In the case of racism, we would see the culture’s work in the child to be pernicious.  Creating an awareness of racial difference is not a good thing.  The question, then, is whether the culture’s current work to change the understanding of marriage is good.  I would suggest that the answer is not as obvious as it appears to have suddenly become.  Is it really so difficult to understand the people who do not think that it is?  Is it necessary to demonize them as “fundamentalists and bigots,” especially when their view was uncontroversial as little as ten years ago?  The physical complementarity of men and women is powerfully suggestive to the ordinary conscience, is it not?  And yes, religious understandings run in that direction, too.  God is the designer.  People infer intent from the complementary design of men and women.  The underlying point here, though, is that the perception of same sex marriage as something that is improper is not only religious in nature, it is intuitive and has been for thousands of years.

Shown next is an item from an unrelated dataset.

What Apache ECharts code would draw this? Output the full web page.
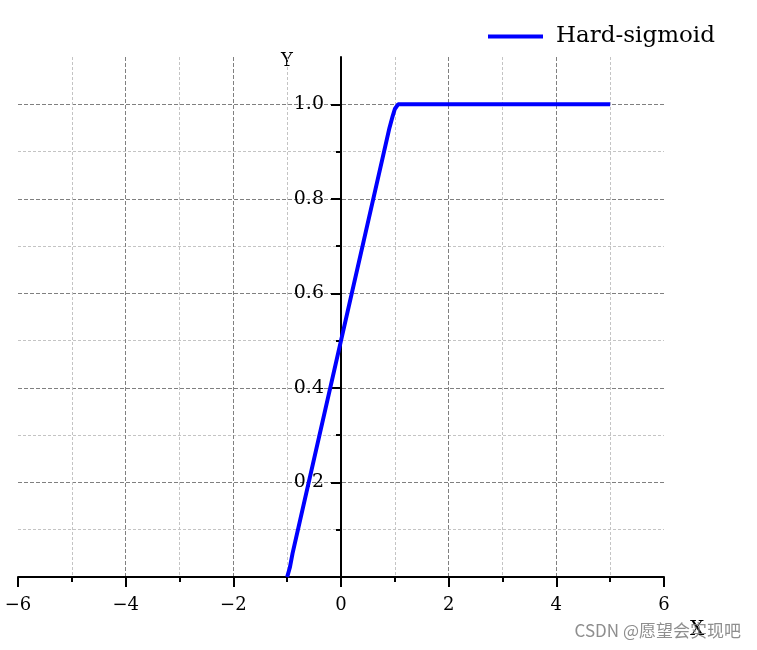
<!DOCTYPE html>
<html>
<head>
<meta charset="utf-8">
<script src="https://cdn.jsdelivr.net/npm/echarts@6/dist/echarts.min.js"></script>
<style>html,body{margin:0;padding:0;background:#fff}#c{width:757px;height:650px}</style>
</head>
<body>
<div id="c"></div>
<script>
var seriesName = 'Hard-sigmoid';
var xValues = [-1.0, -0.95, -0.9, 0.9, 0.96, 1.0, 1.06, 5.0];
var yValues = [0.0, 0.02, 0.05, 0.95, 0.975, 0.99, 1.0, 1.0];
var xMin = -6, xMax = 6, xStep = 2;
var yMin = 0, yMax = 1.1, yStep = 0.2, yGridMax = 1.0;
var yTickValues = [0, 0.2, 0.4, 0.6, 0.8, 1.0];
var yTickLabels = ['0.2', '0.4', '0.6', '0.8', '1.0'];

var points = xValues.map(function (x, i) { return [x, yValues[i]]; });
var FONT = '"DejaVu Serif", serif';
var chart = echarts.init(document.getElementById('c'), null, {renderer: 'canvas'});

var W = 757, H = 650;
var gridTop = 57, gridBottom = 73, gridLeft = 18, gridRight = 93;
var plotW = W - gridLeft - gridRight;
var plotH = H - gridTop - gridBottom;
var grid2Top = gridTop + plotH * (yMax - yGridMax) / (yMax - yMin);
var yAxisOffset = -plotW * (0 - xMin) / (xMax - xMin);

var majorStyle = {color: '#808080', type: [4, 2], width: 1};
var minorStyle = {color: '#c4c4c4', type: [3, 2], width: 1};

chart.setOption({
  animation: false,
  backgroundColor: '#ffffff',
  grid: [
    {left: gridLeft, right: gridRight, top: gridTop, bottom: gridBottom, containLabel: false, outerBoundsMode: 'none'},
    {left: gridLeft, right: gridRight, top: grid2Top, bottom: gridBottom, containLabel: false, outerBoundsMode: 'none'}
  ],
  legend: {
    left: 488, top: 25, padding: 0,
    itemWidth: 55, itemHeight: 4, itemGap: 13,
    textStyle: {fontFamily: FONT, fontSize: 23, color: '#000', padding: [0, 0, 0, 8]},
    data: [{name: seriesName, icon: 'rect'}]
  },
  xAxis: [{
    gridIndex: 0, type: 'value', min: xMin, max: xMax, interval: xStep,
    position: 'bottom',
    axisLine: {show: true, onZero: false, lineStyle: {color: '#000', width: 2}},
    axisTick: {show: true, length: 10, lineStyle: {color: '#000', width: 2}},
    minorTick: {show: true, splitNumber: 2, length: 5, lineStyle: {color: '#000', width: 2}},
    axisLabel: {margin: 19, fontFamily: FONT, fontSize: 18, color: '#000',
      formatter: function (v) { return v < 0 ? '\u2212' + Math.abs(v) : String(v); }},
    splitLine: {show: true, showMinLine: false, showMaxLine: false, lineStyle: majorStyle},
    minorSplitLine: {show: true, lineStyle: minorStyle}
  }, {
    gridIndex: 1, type: 'value', min: xMin, max: xMax, interval: xStep, show: false
  }],
  yAxis: [{
    gridIndex: 0, type: 'value', min: yMin, max: yMax, interval: yStep,
    position: 'left', offset: yAxisOffset,
    axisLine: {show: true, onZero: false, lineStyle: {color: '#000', width: 2}},
    axisTick: {show: true, length: 10, customValues: yTickValues, lineStyle: {color: '#000', width: 2}},
    minorTick: {show: true, splitNumber: 2, length: 5, lineStyle: {color: '#000', width: 2}},
    axisLabel: {margin: 17, fontFamily: FONT, fontSize: 19, color: '#000',
      customValues: yTickLabels.map(Number),
      formatter: function (v) { return v.toFixed(1); }},
    splitLine: {show: false},
    minorSplitLine: {show: false}
  }, {
    gridIndex: 1, type: 'value', min: yMin, max: yGridMax, interval: yStep,
    axisLine: {show: false}, axisTick: {show: false}, axisLabel: {show: false},
    splitLine: {show: true, showMinLine: false, showMaxLine: true, lineStyle: majorStyle},
    minorSplitLine: {show: true, lineStyle: minorStyle},
    minorTick: {show: false, splitNumber: 2}
  }],
  series: [{
    name: seriesName, type: 'line', xAxisIndex: 0, yAxisIndex: 0,
    data: points, showSymbol: false, symbol: 'none', smooth: false,
    lineStyle: {color: '#0000ff', width: 4},
    itemStyle: {color: '#0000ff'},
    z: 5
  }],
  graphic: [
    {type: 'text', left: 281, top: 52, style: {text: 'Y', font: '18px ' + FONT, fill: '#000'}},
    {type: 'text', left: 690, top: 620, style: {text: 'X', font: '20px ' + FONT, fill: '#000'}},
    {type: 'text', right: 16, top: 622, style: {text: 'CSDN @愿望会实现吧', font: '17px "Noto Sans CJK SC", sans-serif', fill: 'rgba(130,130,130,0.9)'}}
  ]
});
</script>
</body>
</html>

Are those who have not acclimated themselves to the cultural moment, then, really “fundamentalists and bigots?”  Or are they people who have legitimate reasons to think what they think?  You, the reader, may not be convinced by them, but does your lack of assent invalidate the viewpoint entirely?  I think a little more respect is in order, especially from those who are building a case primarily on the logic of freedom.  Free people have to be thinking people.  And free people must also be generous toward those who dissent.

As a final side note, I recognize that the points I have made about the moral intuitions of children do not constitute some kind of bulletproof defeaters of arguments for same sex marriage.  Just remember that I have not proposed to win the argument.  Rather, I have sought to give pause to those who would run roughshod over the consciences of those who protest the current cultural movement.  It seems to me that the burden of establishing respect for a conscientious standpoint should be lower than the burden imposed on one who seeks to completely prevail in argument.